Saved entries

——

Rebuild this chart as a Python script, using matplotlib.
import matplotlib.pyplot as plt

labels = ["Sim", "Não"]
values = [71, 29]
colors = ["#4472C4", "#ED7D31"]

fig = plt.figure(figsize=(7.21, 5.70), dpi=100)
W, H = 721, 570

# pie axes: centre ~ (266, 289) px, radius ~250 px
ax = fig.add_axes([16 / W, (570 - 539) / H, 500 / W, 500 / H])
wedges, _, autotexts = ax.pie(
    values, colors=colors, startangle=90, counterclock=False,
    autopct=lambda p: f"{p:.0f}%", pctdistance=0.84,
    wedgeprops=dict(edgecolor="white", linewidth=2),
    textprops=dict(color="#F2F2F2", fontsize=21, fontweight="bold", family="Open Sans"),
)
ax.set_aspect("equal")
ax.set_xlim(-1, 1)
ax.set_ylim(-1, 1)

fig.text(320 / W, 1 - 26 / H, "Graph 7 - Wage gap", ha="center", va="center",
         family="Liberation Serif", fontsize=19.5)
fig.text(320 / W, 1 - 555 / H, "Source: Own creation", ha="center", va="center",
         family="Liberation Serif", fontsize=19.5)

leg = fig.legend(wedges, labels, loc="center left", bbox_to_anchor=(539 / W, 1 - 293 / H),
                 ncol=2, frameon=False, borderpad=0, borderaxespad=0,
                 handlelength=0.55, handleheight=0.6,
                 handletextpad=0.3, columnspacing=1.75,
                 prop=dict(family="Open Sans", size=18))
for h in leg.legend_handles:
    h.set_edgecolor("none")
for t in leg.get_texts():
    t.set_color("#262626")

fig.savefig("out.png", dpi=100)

——

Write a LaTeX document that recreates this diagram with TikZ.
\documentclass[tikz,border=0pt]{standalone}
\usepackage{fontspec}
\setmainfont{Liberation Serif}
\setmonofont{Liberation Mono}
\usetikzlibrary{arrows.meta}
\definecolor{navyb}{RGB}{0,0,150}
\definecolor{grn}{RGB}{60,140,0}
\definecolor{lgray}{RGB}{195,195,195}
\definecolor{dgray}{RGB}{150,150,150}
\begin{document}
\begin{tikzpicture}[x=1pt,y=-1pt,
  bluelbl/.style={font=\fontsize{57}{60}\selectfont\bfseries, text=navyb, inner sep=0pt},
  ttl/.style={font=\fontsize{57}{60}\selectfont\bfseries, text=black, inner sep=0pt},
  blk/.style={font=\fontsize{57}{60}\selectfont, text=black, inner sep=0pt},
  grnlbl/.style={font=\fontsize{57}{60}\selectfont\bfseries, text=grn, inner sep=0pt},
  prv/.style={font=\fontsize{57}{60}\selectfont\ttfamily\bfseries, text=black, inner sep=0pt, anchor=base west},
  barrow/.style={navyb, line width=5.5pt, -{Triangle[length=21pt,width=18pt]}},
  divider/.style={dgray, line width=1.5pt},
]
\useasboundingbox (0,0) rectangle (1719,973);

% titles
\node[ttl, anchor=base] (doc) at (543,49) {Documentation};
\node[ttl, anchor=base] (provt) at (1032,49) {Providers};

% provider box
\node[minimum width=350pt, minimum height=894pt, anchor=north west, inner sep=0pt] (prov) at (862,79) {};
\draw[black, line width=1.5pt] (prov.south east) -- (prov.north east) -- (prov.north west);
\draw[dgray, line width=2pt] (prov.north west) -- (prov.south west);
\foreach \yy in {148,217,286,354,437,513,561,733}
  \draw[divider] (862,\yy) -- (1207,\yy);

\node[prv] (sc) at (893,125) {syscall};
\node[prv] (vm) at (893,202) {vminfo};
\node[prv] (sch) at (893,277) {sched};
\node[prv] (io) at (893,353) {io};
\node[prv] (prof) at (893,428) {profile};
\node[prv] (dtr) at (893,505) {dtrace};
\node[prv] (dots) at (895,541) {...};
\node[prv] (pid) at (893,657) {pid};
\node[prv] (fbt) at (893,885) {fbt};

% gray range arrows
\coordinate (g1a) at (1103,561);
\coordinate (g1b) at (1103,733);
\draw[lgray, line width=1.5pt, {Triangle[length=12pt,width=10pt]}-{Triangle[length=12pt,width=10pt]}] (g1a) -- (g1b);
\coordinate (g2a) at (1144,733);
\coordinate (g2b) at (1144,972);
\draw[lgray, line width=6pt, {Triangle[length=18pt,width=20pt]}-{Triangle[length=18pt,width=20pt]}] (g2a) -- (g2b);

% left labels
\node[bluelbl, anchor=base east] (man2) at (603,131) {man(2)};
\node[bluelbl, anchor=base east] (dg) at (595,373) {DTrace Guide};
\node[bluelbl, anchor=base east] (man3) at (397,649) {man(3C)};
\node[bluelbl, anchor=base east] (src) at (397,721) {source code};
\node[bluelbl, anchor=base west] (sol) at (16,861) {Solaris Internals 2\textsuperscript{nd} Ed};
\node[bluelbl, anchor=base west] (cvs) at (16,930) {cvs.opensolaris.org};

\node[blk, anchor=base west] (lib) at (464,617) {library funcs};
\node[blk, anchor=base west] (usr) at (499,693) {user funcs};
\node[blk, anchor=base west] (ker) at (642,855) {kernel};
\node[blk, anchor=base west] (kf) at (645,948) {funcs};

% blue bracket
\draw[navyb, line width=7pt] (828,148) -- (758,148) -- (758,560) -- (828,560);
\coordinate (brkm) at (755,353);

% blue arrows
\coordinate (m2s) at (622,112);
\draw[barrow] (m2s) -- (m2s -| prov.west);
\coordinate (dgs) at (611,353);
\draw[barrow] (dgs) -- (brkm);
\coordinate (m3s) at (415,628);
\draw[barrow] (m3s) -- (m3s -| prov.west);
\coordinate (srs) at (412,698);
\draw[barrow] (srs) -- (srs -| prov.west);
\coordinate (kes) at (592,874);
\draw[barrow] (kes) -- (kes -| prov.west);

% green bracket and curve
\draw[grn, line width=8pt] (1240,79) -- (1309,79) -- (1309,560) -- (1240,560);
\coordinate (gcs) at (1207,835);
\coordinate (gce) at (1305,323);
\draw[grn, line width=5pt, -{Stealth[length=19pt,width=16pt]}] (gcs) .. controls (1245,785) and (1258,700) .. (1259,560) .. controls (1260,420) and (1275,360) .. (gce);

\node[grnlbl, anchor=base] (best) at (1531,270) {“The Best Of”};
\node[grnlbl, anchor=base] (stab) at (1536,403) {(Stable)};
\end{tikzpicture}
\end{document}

——

Description of the task: From the entries above, copy every line that holds the word "this".

Reply to the task:
Rebuild this chart as a Python script, using matplotlib.
Write a LaTeX document that recreates this diagram with TikZ.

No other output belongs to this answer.